Tell me about kids and money/allowance

We just started doing a dollar per age a week for our almost 10 year old. However, half goes automatically to a savings account, so she only receives $20 a month. We are opening her up a Jr checking account and there are a few bigger items she would like to save up for. It is not based on regular chores as the whole family works together, but going above and beyond to help out. She is homeschooled, so she has plenty of opportunities during the day to help. We can also lower her amount at any time if we feel it necessary to do so. Our younger children, once they reach elementary age (we have a kindergartner so she's already there) gets paid with play money a week at the beginning of the week--so $6 for her age on Monday. If she chooses not to help out with chores or do what is asked, she has to pay me a dollar of her play money. At the end of the week, we note how much she still has. She has a list of items she wants, so I assigned a play money dollar value to each item and she can chose to "cash in" her dollars when she reaches the amount of whatever item she is working towards and we buy it for her. Our 10 year old has always been very responsible with money, so real cash works whereas, the 6 year old has always been a free spender, so we are trying to teach her how to save.
 
We have 7yoDD and 9yoDD. We give $1/week according to age. Allowance not tied to chores; they are expected to help out as asked. What they do with their money is up to them. Sometimes they spend as soon as they get it, other times they save for something big.
 
No chores, they just sat on their rear ends playing on their phones/ipods/tablets/xBox/whatever. No allowance, they just got whatever they wanted no matter what financial situation the family was in. Electric bill a month late and they're coming to turn it off next Wednesday, well, the oldest is complaining about her cheap prepaid $30 phone and wants a Samsung S6, she got the Samsung S6 and the electric was figured out some other way.

TLDR: I'm divorced now :D

It still continues today. The oldest says her Samsung, only bought a year and a half ago, was glitching and junk. Mom was a month between jobs and wasn't getting paid. Instead of paying the car payment (still in my name) and her house payment (funny how she was turned down on the first mortgage she tried to get because she was 2 months late in paying the old mortgage, but didn't understand why and got mad at me when I told her probably because she's 2 months behind on the current mortgage,) she gets a $3500 tax refund and buys two $700 phones for the girls and new beds.

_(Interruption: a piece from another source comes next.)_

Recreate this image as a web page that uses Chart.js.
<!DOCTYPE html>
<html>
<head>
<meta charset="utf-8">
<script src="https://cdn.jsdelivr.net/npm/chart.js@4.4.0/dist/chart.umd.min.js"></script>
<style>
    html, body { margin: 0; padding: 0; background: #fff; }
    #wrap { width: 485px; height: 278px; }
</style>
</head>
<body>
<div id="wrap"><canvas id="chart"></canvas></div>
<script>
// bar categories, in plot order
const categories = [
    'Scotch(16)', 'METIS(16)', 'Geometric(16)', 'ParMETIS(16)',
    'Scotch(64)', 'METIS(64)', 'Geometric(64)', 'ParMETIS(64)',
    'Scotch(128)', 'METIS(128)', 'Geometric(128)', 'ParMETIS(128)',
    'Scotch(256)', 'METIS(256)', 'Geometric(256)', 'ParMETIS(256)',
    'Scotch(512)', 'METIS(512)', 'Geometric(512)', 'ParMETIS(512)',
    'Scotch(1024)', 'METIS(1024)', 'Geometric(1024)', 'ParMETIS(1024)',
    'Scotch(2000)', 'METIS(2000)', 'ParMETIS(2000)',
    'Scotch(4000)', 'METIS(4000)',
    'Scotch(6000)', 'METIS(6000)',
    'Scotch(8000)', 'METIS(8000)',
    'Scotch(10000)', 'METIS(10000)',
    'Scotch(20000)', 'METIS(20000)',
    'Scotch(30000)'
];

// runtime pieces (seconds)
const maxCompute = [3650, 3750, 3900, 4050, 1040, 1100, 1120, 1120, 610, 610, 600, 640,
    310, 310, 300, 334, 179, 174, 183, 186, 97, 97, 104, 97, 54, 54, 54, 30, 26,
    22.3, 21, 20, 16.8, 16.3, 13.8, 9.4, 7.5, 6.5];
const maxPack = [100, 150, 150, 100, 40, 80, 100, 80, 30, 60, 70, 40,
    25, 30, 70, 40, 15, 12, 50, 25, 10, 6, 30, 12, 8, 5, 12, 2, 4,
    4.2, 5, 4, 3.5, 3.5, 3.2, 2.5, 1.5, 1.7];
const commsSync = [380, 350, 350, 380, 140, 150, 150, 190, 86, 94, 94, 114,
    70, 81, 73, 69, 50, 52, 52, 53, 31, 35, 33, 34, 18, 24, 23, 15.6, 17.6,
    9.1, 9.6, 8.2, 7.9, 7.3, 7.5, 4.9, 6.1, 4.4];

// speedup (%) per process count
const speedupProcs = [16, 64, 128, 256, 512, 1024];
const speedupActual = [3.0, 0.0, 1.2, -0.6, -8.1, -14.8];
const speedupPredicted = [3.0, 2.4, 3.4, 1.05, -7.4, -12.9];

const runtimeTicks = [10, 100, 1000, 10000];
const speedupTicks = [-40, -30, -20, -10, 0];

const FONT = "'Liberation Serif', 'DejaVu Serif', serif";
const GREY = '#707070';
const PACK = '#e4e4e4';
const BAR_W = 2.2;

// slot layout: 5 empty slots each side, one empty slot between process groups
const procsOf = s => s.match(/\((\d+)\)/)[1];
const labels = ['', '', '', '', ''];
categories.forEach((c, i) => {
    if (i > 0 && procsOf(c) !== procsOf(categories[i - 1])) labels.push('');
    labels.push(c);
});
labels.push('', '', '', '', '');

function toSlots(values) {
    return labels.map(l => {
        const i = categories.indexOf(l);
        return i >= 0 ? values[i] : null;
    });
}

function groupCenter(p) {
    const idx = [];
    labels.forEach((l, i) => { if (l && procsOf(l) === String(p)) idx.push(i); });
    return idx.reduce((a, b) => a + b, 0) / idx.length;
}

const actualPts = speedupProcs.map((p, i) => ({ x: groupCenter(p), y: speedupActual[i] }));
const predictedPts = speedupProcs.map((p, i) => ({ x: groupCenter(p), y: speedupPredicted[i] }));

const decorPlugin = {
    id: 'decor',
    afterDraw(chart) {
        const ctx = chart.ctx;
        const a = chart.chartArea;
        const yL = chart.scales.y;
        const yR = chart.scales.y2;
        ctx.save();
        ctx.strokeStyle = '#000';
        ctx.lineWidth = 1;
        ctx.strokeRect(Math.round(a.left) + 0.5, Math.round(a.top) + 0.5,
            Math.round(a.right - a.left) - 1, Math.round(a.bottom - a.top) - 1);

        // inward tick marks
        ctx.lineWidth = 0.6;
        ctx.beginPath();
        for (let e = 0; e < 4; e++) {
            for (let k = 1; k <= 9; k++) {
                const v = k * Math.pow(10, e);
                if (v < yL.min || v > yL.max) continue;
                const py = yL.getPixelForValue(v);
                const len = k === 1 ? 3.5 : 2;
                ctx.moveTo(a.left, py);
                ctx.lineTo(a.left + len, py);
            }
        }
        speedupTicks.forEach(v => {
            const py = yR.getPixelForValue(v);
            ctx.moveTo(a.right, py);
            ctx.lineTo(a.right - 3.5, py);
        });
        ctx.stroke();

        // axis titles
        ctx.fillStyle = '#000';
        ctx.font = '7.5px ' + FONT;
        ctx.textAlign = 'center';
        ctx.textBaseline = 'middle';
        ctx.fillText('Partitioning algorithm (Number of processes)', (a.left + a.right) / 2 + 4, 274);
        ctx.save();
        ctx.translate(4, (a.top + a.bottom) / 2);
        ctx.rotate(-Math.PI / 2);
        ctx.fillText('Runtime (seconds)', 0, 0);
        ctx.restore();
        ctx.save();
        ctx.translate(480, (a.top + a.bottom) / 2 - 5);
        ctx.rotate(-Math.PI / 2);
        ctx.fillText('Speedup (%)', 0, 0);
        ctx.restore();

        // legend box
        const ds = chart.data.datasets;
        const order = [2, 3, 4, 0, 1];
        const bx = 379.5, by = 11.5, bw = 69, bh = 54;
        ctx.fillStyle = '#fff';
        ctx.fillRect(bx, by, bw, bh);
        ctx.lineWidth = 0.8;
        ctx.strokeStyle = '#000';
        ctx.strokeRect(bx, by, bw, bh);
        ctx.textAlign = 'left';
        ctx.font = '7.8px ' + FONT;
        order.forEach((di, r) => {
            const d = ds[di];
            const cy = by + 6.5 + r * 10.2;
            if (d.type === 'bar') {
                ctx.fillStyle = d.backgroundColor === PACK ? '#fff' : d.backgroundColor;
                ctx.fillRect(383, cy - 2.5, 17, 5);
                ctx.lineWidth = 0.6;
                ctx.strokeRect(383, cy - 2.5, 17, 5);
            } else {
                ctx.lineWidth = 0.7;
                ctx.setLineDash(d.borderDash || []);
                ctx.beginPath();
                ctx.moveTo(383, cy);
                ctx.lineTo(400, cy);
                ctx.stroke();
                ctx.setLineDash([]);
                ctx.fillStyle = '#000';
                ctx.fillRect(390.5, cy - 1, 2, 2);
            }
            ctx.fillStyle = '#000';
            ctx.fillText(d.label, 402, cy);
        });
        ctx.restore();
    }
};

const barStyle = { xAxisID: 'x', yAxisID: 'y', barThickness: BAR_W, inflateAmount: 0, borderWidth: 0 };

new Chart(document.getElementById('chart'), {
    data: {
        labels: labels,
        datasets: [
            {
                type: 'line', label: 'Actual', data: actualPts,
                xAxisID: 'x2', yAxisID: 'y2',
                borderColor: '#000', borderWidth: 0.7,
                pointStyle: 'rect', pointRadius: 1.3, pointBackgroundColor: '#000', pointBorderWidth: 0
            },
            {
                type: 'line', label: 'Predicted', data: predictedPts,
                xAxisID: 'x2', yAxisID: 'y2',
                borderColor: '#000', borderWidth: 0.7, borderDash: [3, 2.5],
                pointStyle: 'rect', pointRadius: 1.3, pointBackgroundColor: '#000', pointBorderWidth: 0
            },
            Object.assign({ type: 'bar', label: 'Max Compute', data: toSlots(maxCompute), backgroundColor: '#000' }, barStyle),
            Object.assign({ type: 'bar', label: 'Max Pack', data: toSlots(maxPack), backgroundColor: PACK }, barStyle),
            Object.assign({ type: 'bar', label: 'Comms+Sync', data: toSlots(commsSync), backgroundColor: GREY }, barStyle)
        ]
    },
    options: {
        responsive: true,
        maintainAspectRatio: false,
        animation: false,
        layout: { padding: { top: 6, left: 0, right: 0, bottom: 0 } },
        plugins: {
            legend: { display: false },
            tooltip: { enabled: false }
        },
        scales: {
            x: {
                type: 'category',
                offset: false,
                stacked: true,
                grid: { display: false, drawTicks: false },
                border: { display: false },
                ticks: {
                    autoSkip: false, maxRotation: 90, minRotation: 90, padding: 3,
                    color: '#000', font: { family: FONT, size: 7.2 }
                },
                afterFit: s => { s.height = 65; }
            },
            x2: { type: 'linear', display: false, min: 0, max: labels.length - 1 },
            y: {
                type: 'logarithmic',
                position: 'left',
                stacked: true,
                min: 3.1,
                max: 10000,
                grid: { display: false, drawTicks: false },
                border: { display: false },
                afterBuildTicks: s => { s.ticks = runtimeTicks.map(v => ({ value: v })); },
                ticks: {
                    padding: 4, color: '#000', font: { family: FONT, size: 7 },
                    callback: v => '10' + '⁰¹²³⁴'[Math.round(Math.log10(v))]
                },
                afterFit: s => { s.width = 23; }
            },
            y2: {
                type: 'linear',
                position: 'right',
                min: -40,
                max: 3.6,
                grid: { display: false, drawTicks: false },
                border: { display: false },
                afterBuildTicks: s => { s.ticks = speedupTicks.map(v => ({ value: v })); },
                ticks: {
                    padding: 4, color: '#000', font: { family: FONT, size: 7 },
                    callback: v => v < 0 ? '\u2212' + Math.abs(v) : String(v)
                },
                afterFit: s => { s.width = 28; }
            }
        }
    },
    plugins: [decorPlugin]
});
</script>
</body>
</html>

My work phone now has 15 missed calls from PNC Bank for the car payment. She could have paid the $1500 left on the car and I would have immediately transferred it into her name, but that's just not as important as the girls having iPhone 7's. She could have sent in $502 to cover the 2 car payments that were late, but that's just not as important as the girls having new iPhone 7's.

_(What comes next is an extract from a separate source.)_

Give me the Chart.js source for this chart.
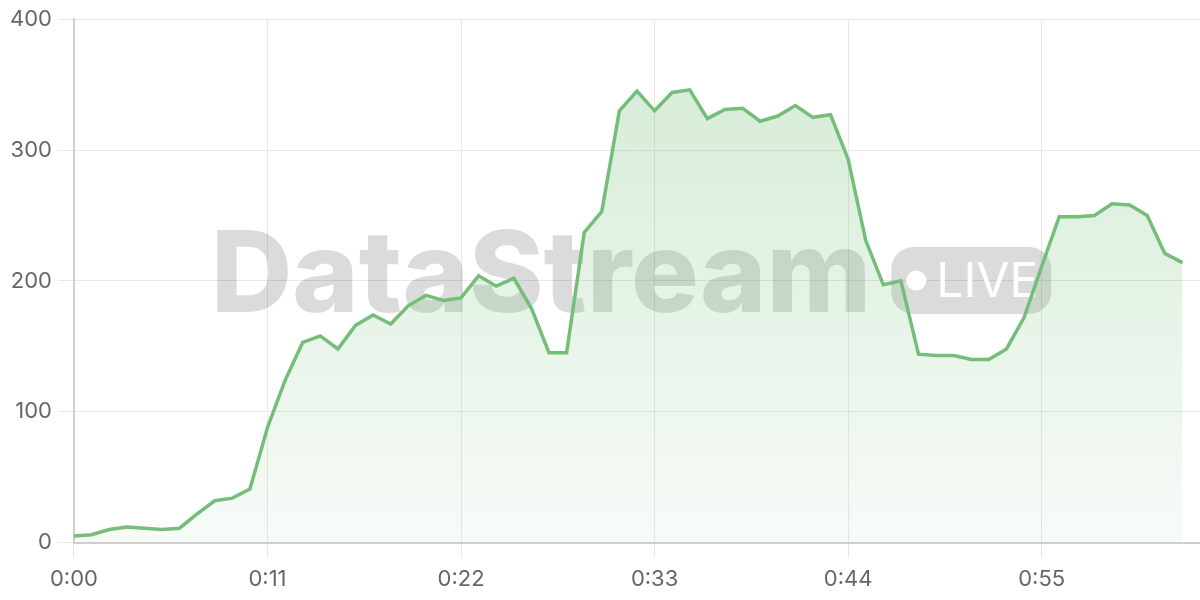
<!DOCTYPE html>
<html>
<head>
<meta charset="utf-8">
<script src="https://cdn.jsdelivr.net/npm/chart.js"></script>
<style>
    html, body { margin: 0; padding: 0; background: #ffffff; }
    #wrap { width: 1200px; height: 600px; position: relative; }
</style>
</head>
<body>
<div id="wrap"><canvas id="streamChart"></canvas></div>
<script>
// one reading per second, 0:00 .. 1:03
const viewers = [
    5, 6, 10, 12, 11, 10, 11, 22, 32, 34,
    41, 88, 124, 153, 158, 148, 166, 174, 167, 181,
    189, 185, 187, 204, 196, 202, 179, 145, 145, 237,
    253, 330, 345, 330, 344, 346, 324, 331, 332, 322,
    326, 334, 325, 327, 293, 231, 197, 200, 144, 143,
    143, 140, 140, 148, 172, 211, 249, 249, 250, 259,
    258, 250, 221, 214
];
const xTicks = [0, 11, 22, 33, 44, 55];
const yTicks = [0, 100, 200, 300, 400];

const lineColor = 'rgb(116, 190, 121)';
const tickFont = { family: 'Inter', size: 22 };

function formatTime(sec) {
    const m = Math.floor(sec / 60);
    const s = sec % 60;
    return m + ':' + String(s).padStart(2, '0');
}

// big faded "DataStream LIVE" mark behind the line
const watermark = {
    id: 'watermark',
    beforeDatasetsDraw(chart) {
        const { ctx } = chart;
        ctx.save();
        ctx.font = '800 113px Inter';
        ctx.textBaseline = 'alphabetic';
        const word = 'DataStream';
        const wordW = ctx.measureText(word).width;
        const gap = 20;
        const pillW = 160, pillH = 67;
        const total = wordW + gap + pillW;
        const cx = 631;
        const baseY = 312;
        const startX = cx - total / 2;

        ctx.fillStyle = 'rgba(0, 0, 0, 0.14)';
        ctx.fillText(word, startX, baseY);

        const px = startX + wordW + gap;
        const py = 247;
        ctx.beginPath();
        ctx.roundRect(px, py, pillW, pillH, 22);
        ctx.fill();

        ctx.fillStyle = '#ffffff';
        ctx.beginPath();
        ctx.arc(px + 25, py + pillH / 2, 10, 0, Math.PI * 2);
        ctx.fill();
        ctx.font = '48px Inter';
        ctx.textBaseline = 'middle';
        ctx.fillText('LIVE', px + 45, py + pillH / 2 + 2);
        ctx.restore();
    }
};

document.addEventListener('DOMContentLoaded', function () {
    const ctx = document.getElementById('streamChart').getContext('2d');

    new Chart(ctx, {
        type: 'line',
        data: {
            datasets: [{
                label: 'Viewers',
                data: viewers.map((v, i) => ({ x: i, y: v })),
                borderColor: lineColor,
                borderWidth: 3.5,
                pointRadius: 0,
                tension: 0,
                fill: 'origin',
                backgroundColor: function (context) {
                    const area = context.chart.chartArea;
                    if (!area) return 'rgba(116, 190, 121, 0.2)';
                    const g = context.chart.ctx.createLinearGradient(0, area.top, 0, area.bottom);
                    g.addColorStop(0, 'rgba(116, 190, 121, 0.32)');
                    g.addColorStop(1, 'rgba(116, 190, 121, 0.06)');
                    return g;
                }
            }]
        },
        options: {
            responsive: true,
            maintainAspectRatio: false,
            animation: false,
            layout: { padding: { top: 8, right: 0, bottom: -2, left: 4 } },
            scales: {
                x: {
                    type: 'linear',
                    min: 0,
                    max: 64,
                    grid: { color: '#e8e8e8', tickLength: 15 },
                    border: { color: '#cfcfcf', width: 2 },
                    afterBuildTicks(axis) {
                        axis.ticks = xTicks.map(v => ({ value: v }));
                    },
                    ticks: {
                        color: '#666666',
                        font: tickFont,
                        padding: 9,
                        maxRotation: 0,
                        callback: (v) => formatTime(v)
                    }
                },
                y: {
                    min: 0,
                    max: 400,
                    grid: { color: '#e8e8e8', tickLength: 16 },
                    border: { color: '#cfcfcf', width: 2 },
                    afterBuildTicks(axis) {
                        axis.ticks = yTicks.map(v => ({ value: v }));
                    },
                    ticks: {
                        color: '#666666',
                        font: tickFont,
                        padding: 6
                    }
                }
            },
            plugins: {
                legend: { display: false },
                tooltip: { enabled: false },
                title: { display: false }
            }
        },
        plugins: [watermark]
    });
});
</script>
</body>
</html>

$3500 tax refund and the two $400 child support payments from me for that month and she still couldn't figure out how to pay her $600 mortgage and two late $250.99 car payments. Now that the divorce is final, I am finding it quite comical. She digs herself further in the hole bringing in more money than both of us did together while I pay off 2 credit cards, put $1000 into a car then had to trade it as it needed far too much more work for what it was worth, put several $1000 down on a new car, paid my lawyer $5000, and saved up $10k for a mobile home to live in while bringing in 1/4th what we were bringing in as a family.

When I was a kid, I got an allowance but only saw it for mom to say, "here's your allowance", before it got put away to save. Birthday or holiday money from grandparents or aunts and uncles? Taken and put away to save. Turned 16 and got a job. Cash the paycheck and mom took it and put it away. Had to ask for my money to put gas in the car. Mom was a major self centered, narcissistic, selfish, opinionated, abrasive, mean, control freak. I never had any money growing up and didn't get anything. I didn't do so well starting out when I left as it was now all mine and I'll do whatever I want. All the forced to put 100% away in savings just taught me that mom is a major self centered, narcissistic, selfish, opinionated, abrasive, mean, control freak and I learned nothing about personal finances.